Analysis
These support zones will help cushion XRP’s jump down the ladder
A descending channel breakdown heightened XRP’s losses. It was trading at a 9.3% discount over the last 24 hours. With XRP slipping below 20-SMA (red) and 50-SMA (yellow), a double bottom at $0.86 could initiate trigger a bullish comeback, should the price weaken below its 200-SMA (green) as well.
XRP Daily Chart
XRP’s up-channel breakdown was in line with expectations following some weak signals on its indicators. While an earlier article did suggest that traders could go long at the 38.2% Fibonacci level, much FUD still persisted in the market following BTC’s 9% correction.
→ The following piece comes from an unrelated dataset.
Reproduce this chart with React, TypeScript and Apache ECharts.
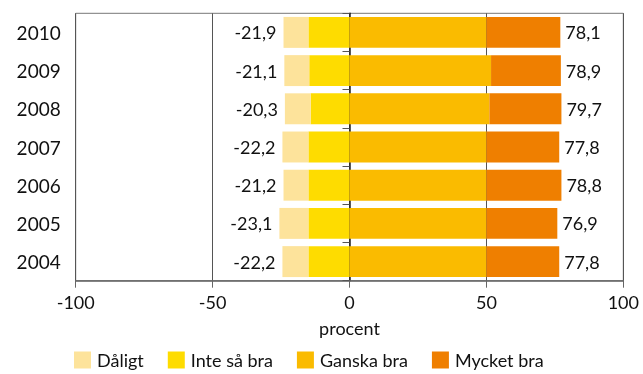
import React, { useEffect, useRef } from "react";
import * as echarts from "echarts";

const years = ["2010", "2009", "2008", "2007", "2006", "2005", "2004"];
const daligt = [-9.1, -9.1, -9.4, -9.5, -9.1, -10.6, -9.5];
const inteSaBra = [-15.0, -14.7, -14.2, -15.0, -15.0, -15.0, -15.0];
const ganskaBra = [50.0, 51.7, 51.1, 50.0, 50.0, 50.0, 50.0];
const mycketBra = [27.0, 25.5, 26.3, 26.6, 27.4, 25.9, 26.6];
const negLabels = ["-21,9", "-21,1", "-20,3", "-22,2", "-21,2", "-23,1", "-22,2"];
const posLabels = ["78,1", "78,9", "79,7", "77,8", "78,8", "76,9", "77,8"];
const xTicks = [-100, -50, 0, 50, 100];

const FONT = "Lato";

export default function App() {
  const ref = useRef<HTMLDivElement>(null);
  useEffect(() => {
    if (!ref.current) return;
    const chart = echarts.init(ref.current, undefined, { renderer: "svg" });
    const base = {
      type: "bar",
      stack: "total",
      barCategoryGap: "19%",
      emphasis: { disabled: true },
    };
    chart.setOption({
      animation: false,
      textStyle: { fontFamily: FONT },
      grid: {
        left: 75.7,
        right: 19.7,
        top: 13.3,
        bottom: 93.3,
        show: true,
        borderColor: "#777",
        borderWidth: 1,
      },
      legend: {
        data: ["Dåligt", "Inte så bra", "Ganska bra", "Mycket bra"],
        left: 74,
        top: 351,
        icon: "rect",
        itemWidth: 17,
        itemHeight: 17,
        itemGap: 24,
        padding: 0,
        textStyle: { fontSize: 18, color: "#111", fontFamily: FONT, padding: [0, 0, 0, 1] },
      },
      xAxis: {
        type: "value",
        min: xTicks[0],
        max: xTicks[xTicks.length - 1],
        interval: 50,
        name: "procent",
        nameLocation: "middle",
        nameGap: 38,
        nameTextStyle: { fontSize: 18, color: "#111", fontFamily: FONT },
        axisLine: { show: true, lineStyle: { color: "#666", width: 1.5 } },
        axisTick: { show: true, length: 7, lineStyle: { color: "#666" } },
        axisLabel: {
          fontSize: 18,
          color: "#111",
          margin: 12,
          fontFamily: FONT,
          formatter: (v: number) => String(v),
        },
        splitLine: { show: true, lineStyle: { color: "#555", width: 1 } },
      },
      yAxis: {
        type: "category",
        data: years,
        inverse: true,
        axisLine: { show: true, lineStyle: { color: "#222", width: 1.5 } },
        axisTick: { show: true, length: 7, alignWithLabel: false, lineStyle: { color: "#555" } },
        axisLabel: { fontSize: 19, color: "#111", margin: 15, fontFamily: FONT },
        splitLine: { show: false },
      },
      series: [
        {
          ...base,
          name: "Inte så bra",
          data: inteSaBra,
          itemStyle: { color: "#FEDC00" },
        },
        {
          ...base,
          name: "Dåligt",
          data: daligt,
          itemStyle: { color: "#FDE39B" },
          label: {
            show: true,
            position: "left",
            distance: 7,
            fontSize: 18,
            color: "#111",
            fontFamily: FONT,
            formatter: (p: any) => negLabels[p.dataIndex],
          },
        },
        {
          ...base,
          name: "Ganska bra",
          data: ganskaBra,
          itemStyle: { color: "#FABB00" },
        },
        {
          ...base,
          name: "Mycket bra",
          data: mycketBra,
          itemStyle: { color: "#EF7F00" },
          label: {
            show: true,
            position: "right",
            distance: 5,
            fontSize: 18,
            color: "#111",
            fontFamily: FONT,
            formatter: (p: any) => posLabels[p.dataIndex],
          },
        },
      ],
    });
    return () => chart.dispose();
  }, []);
  return (
    <div
      ref={ref}
      style={{ position: "fixed", left: 0, top: 0, width: 643, height: 374 }}
    />
  );
}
In fact, XRP now threatened to close below the confluence of its 200-SMA (green) and 23.6% Fibonacci level following a weak RSI and a sell signal along the MACD. Should sell pressure extend below the 23.6% Fibonacci level, a double bottom at $0.86 would be brought into play. A rebound from this bullish pattern could see XRP make way back towards the $1-mark, after flipping some price ceilings to bullish.
According to the Visible Range Profile, XRP has seen some decent buy volumes below the 38.2% Fibonacci level. In fact, the 23.6% Fibonacci level counteracted a 13% decline during late-October and triggered a 35% upwards run over the next couple of weeks. The presence of these strong support regions would help negate an extended decline.
Reasoning
XRP’s near-term bearish outlook was backed by a weakening MACD, RSI and Directional Movement Index. The RSI breached 50 support for the first time in 15 days and headed into bearish territory. A bearish crossover on the MACD and DMI were also expected to invite short-sellers to the market.
Conclusion
XRP was expected to test its defenses at the 23.6% Fibonacci level and its 200-SMA (green) over the next few days. The indicators outlined additional near-term losses before a reversal took place. However, traders must be cautious of a close below $1 as XRP could weaken by another 12% before a double bottom is put into play.